◆ Instructions to follow ◆
Transcribe the material exactly. Images do not belong in the copy.

[Records with drawing code]
——————

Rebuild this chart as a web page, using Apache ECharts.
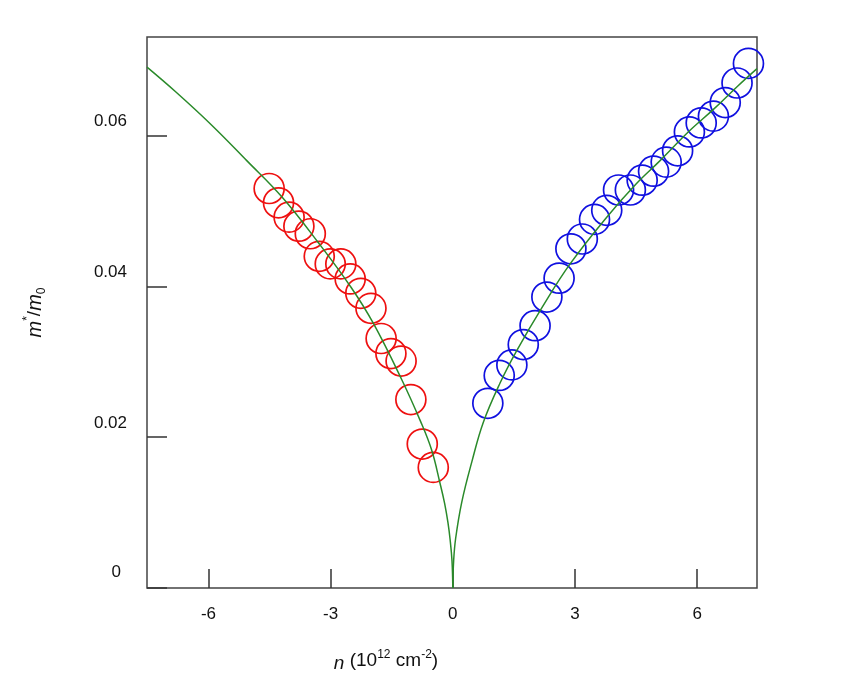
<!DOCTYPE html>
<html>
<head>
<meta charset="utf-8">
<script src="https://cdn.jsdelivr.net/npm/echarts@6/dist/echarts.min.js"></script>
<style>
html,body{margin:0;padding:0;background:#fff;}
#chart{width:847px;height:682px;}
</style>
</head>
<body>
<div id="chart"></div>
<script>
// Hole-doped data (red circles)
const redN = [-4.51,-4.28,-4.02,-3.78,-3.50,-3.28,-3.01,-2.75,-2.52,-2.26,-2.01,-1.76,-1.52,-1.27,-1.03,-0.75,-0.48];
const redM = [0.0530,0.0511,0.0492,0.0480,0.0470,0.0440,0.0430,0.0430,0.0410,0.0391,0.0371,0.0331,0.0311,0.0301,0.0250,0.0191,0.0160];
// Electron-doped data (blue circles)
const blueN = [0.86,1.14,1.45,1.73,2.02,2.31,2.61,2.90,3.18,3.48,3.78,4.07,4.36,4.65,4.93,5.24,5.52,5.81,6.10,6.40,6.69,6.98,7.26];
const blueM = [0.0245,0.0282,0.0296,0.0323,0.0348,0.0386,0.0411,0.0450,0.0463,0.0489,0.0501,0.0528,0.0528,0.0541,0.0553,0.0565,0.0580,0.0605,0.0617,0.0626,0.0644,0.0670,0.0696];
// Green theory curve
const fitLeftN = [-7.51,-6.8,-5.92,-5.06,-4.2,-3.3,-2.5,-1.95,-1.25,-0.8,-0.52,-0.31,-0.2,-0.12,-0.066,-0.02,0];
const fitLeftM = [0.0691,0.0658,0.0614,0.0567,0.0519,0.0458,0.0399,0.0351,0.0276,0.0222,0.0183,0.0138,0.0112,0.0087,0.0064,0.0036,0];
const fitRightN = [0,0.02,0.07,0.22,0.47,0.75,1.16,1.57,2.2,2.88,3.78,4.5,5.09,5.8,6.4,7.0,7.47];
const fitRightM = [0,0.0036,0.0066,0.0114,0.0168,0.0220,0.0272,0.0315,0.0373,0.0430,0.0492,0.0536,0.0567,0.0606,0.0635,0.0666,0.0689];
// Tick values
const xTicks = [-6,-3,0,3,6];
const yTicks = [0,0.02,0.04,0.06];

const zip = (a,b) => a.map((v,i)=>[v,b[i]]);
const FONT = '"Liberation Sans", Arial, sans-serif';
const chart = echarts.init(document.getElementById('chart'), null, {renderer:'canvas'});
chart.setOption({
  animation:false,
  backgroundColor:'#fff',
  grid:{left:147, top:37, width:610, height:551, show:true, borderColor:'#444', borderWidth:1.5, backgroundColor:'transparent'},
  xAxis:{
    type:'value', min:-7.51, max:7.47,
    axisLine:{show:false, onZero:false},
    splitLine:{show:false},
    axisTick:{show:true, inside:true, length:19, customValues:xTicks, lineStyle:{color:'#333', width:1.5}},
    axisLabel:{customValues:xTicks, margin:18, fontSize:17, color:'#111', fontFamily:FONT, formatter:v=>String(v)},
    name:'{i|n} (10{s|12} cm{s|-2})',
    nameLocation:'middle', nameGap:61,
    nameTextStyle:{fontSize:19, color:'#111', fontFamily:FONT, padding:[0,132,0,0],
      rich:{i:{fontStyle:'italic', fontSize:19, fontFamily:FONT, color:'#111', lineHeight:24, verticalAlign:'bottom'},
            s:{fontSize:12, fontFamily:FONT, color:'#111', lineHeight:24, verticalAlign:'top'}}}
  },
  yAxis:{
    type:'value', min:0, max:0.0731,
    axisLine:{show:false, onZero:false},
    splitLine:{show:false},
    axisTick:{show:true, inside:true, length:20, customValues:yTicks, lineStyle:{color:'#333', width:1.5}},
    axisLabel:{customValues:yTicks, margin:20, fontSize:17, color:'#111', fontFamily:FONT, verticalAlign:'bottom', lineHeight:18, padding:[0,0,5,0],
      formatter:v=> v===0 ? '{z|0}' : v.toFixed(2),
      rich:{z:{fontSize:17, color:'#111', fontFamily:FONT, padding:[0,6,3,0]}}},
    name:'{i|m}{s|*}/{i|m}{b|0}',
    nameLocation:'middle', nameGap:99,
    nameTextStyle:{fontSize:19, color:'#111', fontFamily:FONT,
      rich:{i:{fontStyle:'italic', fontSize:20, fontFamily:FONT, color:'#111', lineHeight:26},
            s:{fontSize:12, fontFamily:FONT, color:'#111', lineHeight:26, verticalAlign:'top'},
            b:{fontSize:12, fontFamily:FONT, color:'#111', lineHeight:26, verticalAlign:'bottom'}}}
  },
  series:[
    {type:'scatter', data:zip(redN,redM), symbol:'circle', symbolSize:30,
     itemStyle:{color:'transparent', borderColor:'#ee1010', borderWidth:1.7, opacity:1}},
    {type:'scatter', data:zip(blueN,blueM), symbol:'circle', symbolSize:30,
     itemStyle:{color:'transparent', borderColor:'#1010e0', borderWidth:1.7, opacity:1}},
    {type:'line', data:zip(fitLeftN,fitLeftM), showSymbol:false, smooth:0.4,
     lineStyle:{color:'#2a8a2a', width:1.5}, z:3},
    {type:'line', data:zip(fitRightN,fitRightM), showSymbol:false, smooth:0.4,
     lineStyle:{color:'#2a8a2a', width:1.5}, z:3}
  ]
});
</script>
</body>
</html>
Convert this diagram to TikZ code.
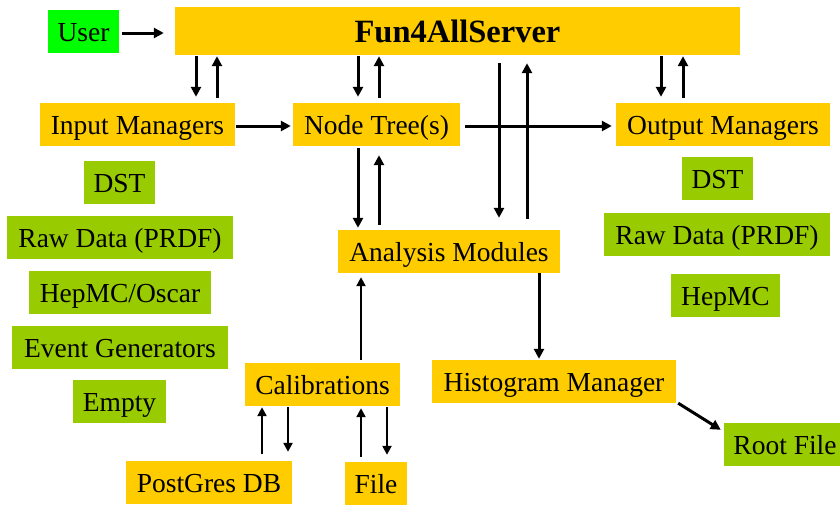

——————

◆ Complete response ◆
Rebuild this chart as a web page, using Apache ECharts.
<!DOCTYPE html>
<html>
<head>
<meta charset="utf-8">
<script src="https://cdn.jsdelivr.net/npm/echarts@6/dist/echarts.min.js"></script>
<style>
html,body{margin:0;padding:0;background:#fff;}
#chart{width:847px;height:682px;}
</style>
</head>
<body>
<div id="chart"></div>
<script>
// Hole-doped data (red circles)
const redN = [-4.51,-4.28,-4.02,-3.78,-3.50,-3.28,-3.01,-2.75,-2.52,-2.26,-2.01,-1.76,-1.52,-1.27,-1.03,-0.75,-0.48];
const redM = [0.0530,0.0511,0.0492,0.0480,0.0470,0.0440,0.0430,0.0430,0.0410,0.0391,0.0371,0.0331,0.0311,0.0301,0.0250,0.0191,0.0160];
// Electron-doped data (blue circles)
const blueN = [0.86,1.14,1.45,1.73,2.02,2.31,2.61,2.90,3.18,3.48,3.78,4.07,4.36,4.65,4.93,5.24,5.52,5.81,6.10,6.40,6.69,6.98,7.26];
const blueM = [0.0245,0.0282,0.0296,0.0323,0.0348,0.0386,0.0411,0.0450,0.0463,0.0489,0.0501,0.0528,0.0528,0.0541,0.0553,0.0565,0.0580,0.0605,0.0617,0.0626,0.0644,0.0670,0.0696];
// Green theory curve
const fitLeftN = [-7.51,-6.8,-5.92,-5.06,-4.2,-3.3,-2.5,-1.95,-1.25,-0.8,-0.52,-0.31,-0.2,-0.12,-0.066,-0.02,0];
const fitLeftM = [0.0691,0.0658,0.0614,0.0567,0.0519,0.0458,0.0399,0.0351,0.0276,0.0222,0.0183,0.0138,0.0112,0.0087,0.0064,0.0036,0];
const fitRightN = [0,0.02,0.07,0.22,0.47,0.75,1.16,1.57,2.2,2.88,3.78,4.5,5.09,5.8,6.4,7.0,7.47];
const fitRightM = [0,0.0036,0.0066,0.0114,0.0168,0.0220,0.0272,0.0315,0.0373,0.0430,0.0492,0.0536,0.0567,0.0606,0.0635,0.0666,0.0689];
// Tick values
const xTicks = [-6,-3,0,3,6];
const yTicks = [0,0.02,0.04,0.06];

const zip = (a,b) => a.map((v,i)=>[v,b[i]]);
const FONT = '"Liberation Sans", Arial, sans-serif';
const chart = echarts.init(document.getElementById('chart'), null, {renderer:'canvas'});
chart.setOption({
  animation:false,
  backgroundColor:'#fff',
  grid:{left:147, top:37, width:610, height:551, show:true, borderColor:'#444', borderWidth:1.5, backgroundColor:'transparent'},
  xAxis:{
    type:'value', min:-7.51, max:7.47,
    axisLine:{show:false, onZero:false},
    splitLine:{show:false},
    axisTick:{show:true, inside:true, length:19, customValues:xTicks, lineStyle:{color:'#333', width:1.5}},
    axisLabel:{customValues:xTicks, margin:18, fontSize:17, color:'#111', fontFamily:FONT, formatter:v=>String(v)},
    name:'{i|n} (10{s|12} cm{s|-2})',
    nameLocation:'middle', nameGap:61,
    nameTextStyle:{fontSize:19, color:'#111', fontFamily:FONT, padding:[0,132,0,0],
      rich:{i:{fontStyle:'italic', fontSize:19, fontFamily:FONT, color:'#111', lineHeight:24, verticalAlign:'bottom'},
            s:{fontSize:12, fontFamily:FONT, color:'#111', lineHeight:24, verticalAlign:'top'}}}
  },
  yAxis:{
    type:'value', min:0, max:0.0731,
    axisLine:{show:false, onZero:false},
    splitLine:{show:false},
    axisTick:{show:true, inside:true, length:20, customValues:yTicks, lineStyle:{color:'#333', width:1.5}},
    axisLabel:{customValues:yTicks, margin:20, fontSize:17, color:'#111', fontFamily:FONT, verticalAlign:'bottom', lineHeight:18, padding:[0,0,5,0],
      formatter:v=> v===0 ? '{z|0}' : v.toFixed(2),
      rich:{z:{fontSize:17, color:'#111', fontFamily:FONT, padding:[0,6,3,0]}}},
    name:'{i|m}{s|*}/{i|m}{b|0}',
    nameLocation:'middle', nameGap:99,
    nameTextStyle:{fontSize:19, color:'#111', fontFamily:FONT,
      rich:{i:{fontStyle:'italic', fontSize:20, fontFamily:FONT, color:'#111', lineHeight:26},
            s:{fontSize:12, fontFamily:FONT, color:'#111', lineHeight:26, verticalAlign:'top'},
            b:{fontSize:12, fontFamily:FONT, color:'#111', lineHeight:26, verticalAlign:'bottom'}}}
  },
  series:[
    {type:'scatter', data:zip(redN,redM), symbol:'circle', symbolSize:30,
     itemStyle:{color:'transparent', borderColor:'#ee1010', borderWidth:1.7, opacity:1}},
    {type:'scatter', data:zip(blueN,blueM), symbol:'circle', symbolSize:30,
     itemStyle:{color:'transparent', borderColor:'#1010e0', borderWidth:1.7, opacity:1}},
    {type:'line', data:zip(fitLeftN,fitLeftM), showSymbol:false, smooth:0.4,
     lineStyle:{color:'#2a8a2a', width:1.5}, z:3},
    {type:'line', data:zip(fitRightN,fitRightM), showSymbol:false, smooth:0.4,
     lineStyle:{color:'#2a8a2a', width:1.5}, z:3}
  ]
});
</script>
</body>
</html>
Convert this diagram to TikZ code.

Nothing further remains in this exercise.